Anthony Marqusee has been practicing restorative justice since he first became involved with Let's Circle Up in 2013. Alongside other Steering Committee members, he has participated in and facilitated more than two dozen restorative justice workshops and hopes to be a part of many more. In 2016 and 2017, Anthony helped to organize and lead the first two Let's Circle Up Mini Intro Restorative Justice Workshops to take place at Haverford College. He believes that by expanding the community of restorative justice learners and teachers, we can end gender binaries, prison, and other forms of oppression in favor of a society founded in compassionate and respectful relationships. Anthony currently lives in West Philadelphia, where he enjoys attending community events, hunting for the best deals on ice cream, and relaxing in Clark Park.
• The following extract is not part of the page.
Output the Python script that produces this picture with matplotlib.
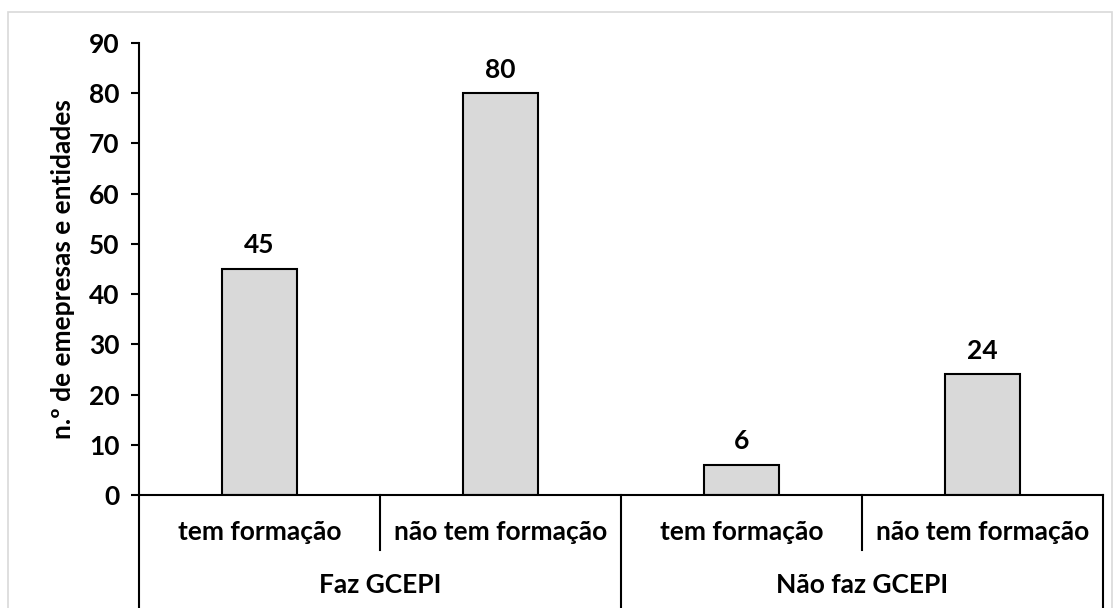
import numpy as np
import matplotlib.pyplot as plt
from matplotlib.patches import Rectangle
from matplotlib.lines import Line2D

# dados do gráfico
subcategorias = ['tem formação', 'não tem formação', 'tem formação', 'não tem formação']
grupos = ['Faz GCEPI', 'Não faz GCEPI']
valores = [45, 80, 6, 24]
yticks = [0, 10, 20, 30, 40, 50, 60, 70, 80, 90]

plt.rcParams['font.family'] = ['Lato', 'DejaVu Sans']
plt.rcParams['font.weight'] = 'bold'
FS = 19

W, H = 1120, 608
fig = plt.figure(figsize=(W / 100, H / 100), dpi=100)

# moldura cinzenta do gráfico
fig.patches.append(Rectangle((8 / W, -0.05), (1112 - 8) / W, 1.05 - 12 / H,
                             transform=fig.transFigure, fill=False,
                             edgecolor='#d9d9d9', linewidth=1.2))

x0, x1, y0, y1 = 139, 1103, 495, 43
ax = fig.add_axes([x0 / W, (H - y0) / H, (x1 - x0) / W, (y0 - y1) / H])

x = np.arange(len(valores))
bars = ax.bar(x, valores, width=0.31, color='#d9d9d9', edgecolor='black', linewidth=1.5)
for xi, v in zip(x, valores):
    ax.text(xi, v + 2.3, str(v), ha='center', va='bottom', fontsize=FS, fontweight='bold')

ax.set_xlim(-0.5, len(valores) - 0.5)
ax.set_ylim(0, 90)
ax.set_yticks(yticks)
ax.tick_params(axis='y', labelsize=FS, length=6, width=1.5, pad=8)
ax.set_xticks([])
ax.spines['top'].set_visible(False)
ax.spines['right'].set_visible(False)
ax.spines['left'].set_linewidth(1.5)
ax.spines['bottom'].set_linewidth(1.5)
ax.set_ylabel('n.º de emepresas e entidades', fontsize=FS, fontweight='bold', labelpad=10)

# eixo de categorias em dois níveis
tr = ax.get_xaxis_transform()
y_inner = -(550 - y0) / (y0 - y1)
y_bottom = -(H + 5 - y0) / (y0 - y1)
for xd in [-0.5, 1.5, 3.5]:
    ax.add_line(Line2D([xd, xd], [0, y_bottom], transform=tr, color='black', lw=1.5, clip_on=False))
for xd in [0.5, 2.5]:
    ax.add_line(Line2D([xd, xd], [0, y_inner], transform=tr, color='black', lw=1.5, clip_on=False))

y_row1 = -(532 - y0) / (y0 - y1)
y_row2 = -(585 - y0) / (y0 - y1)
for xi, lab in zip(x, subcategorias):
    ax.text(xi, y_row1, lab, transform=tr, ha='center', va='center', fontsize=FS, fontweight='bold')
for gi, lab in enumerate(grupos):
    ax.text(gi * 2 + 0.5, y_row2, lab, transform=tr, ha='center', va='center', fontsize=FS, fontweight='bold')

fig.savefig('out.png', dpi=100)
Michael Riccio graduated from Haverford College in 2013 with a B.A. in sociology where he wrote a thesis on the adverse effects of the U.S. criminal legal system upon poor, urban, predominantly black neighborhoods. He got involved with Let's Circle Up as part of his Haverford House project and quickly got hooked on restorative justice principles, facilitation, and the grassroots feel of the group. Michael has been a participant or has facilitated workshops or meetings with the Intro and Advanced restorative justice Workshops, Alumni Project, Steering Committee, and newly formed Restorative Integration since joining the group in 2014. He enjoys running, fishing, and reading when he is not at the prison. He currently resides in Philadelphia where he works as a work ready facilitator at CareerLink hosted by Nueva Esperanza in North Philadelphia.